Now, brothers and sisters, will you join me here at this altar as we bow our knees before our Father, and pray that we each may be filled with the fullness of God….

 

5 Responses

  1. Chad,

    What a wonderful theological reflection on what it means for God to be the father of every family. The personal insight that you give makes this sermon deep…you have found the love of God not b/c you want to escape hell, rather you have found and exprienced God’s love in hell. This is why “He descended into hell..” is such an important part of the creed.

  2. thanks, Tom.
    And thanks for the dinner and conversation tonight.

    grace and peace

  3. Nice Sermon Chad, really enjoyed it.

    -Blessings

  4. Chad,

    Please don’t post your sermons the Saturday before church. That makes it very tempting for preachers still working on their sermons (like me) to steal them! Enjoyed it. You handled this topic with depth and gentleness. God Bless!

  5. Josh –
    Ha! Well, at least I have gone off lectionary for the time being :)

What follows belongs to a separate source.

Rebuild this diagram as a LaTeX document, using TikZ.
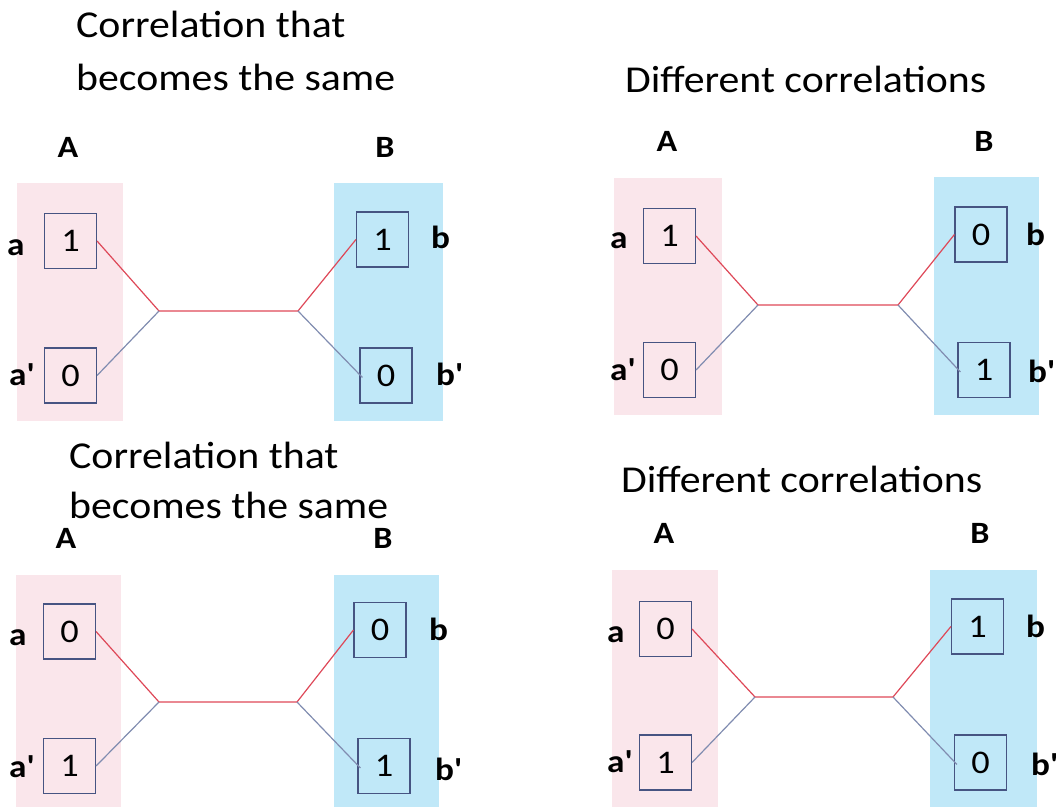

    thanks for your comment

    I do need to share a praise here. At the invitation at the end, when I dropped to my knees at the altar and asked any who would like to bow before their Father to do the same, the ENTIRE church came forward and gathered around the altar to pray. It was one of the most powerful moments I have had the pleasure to witness. I know lives were changed by the gospel yesterday. Praise God!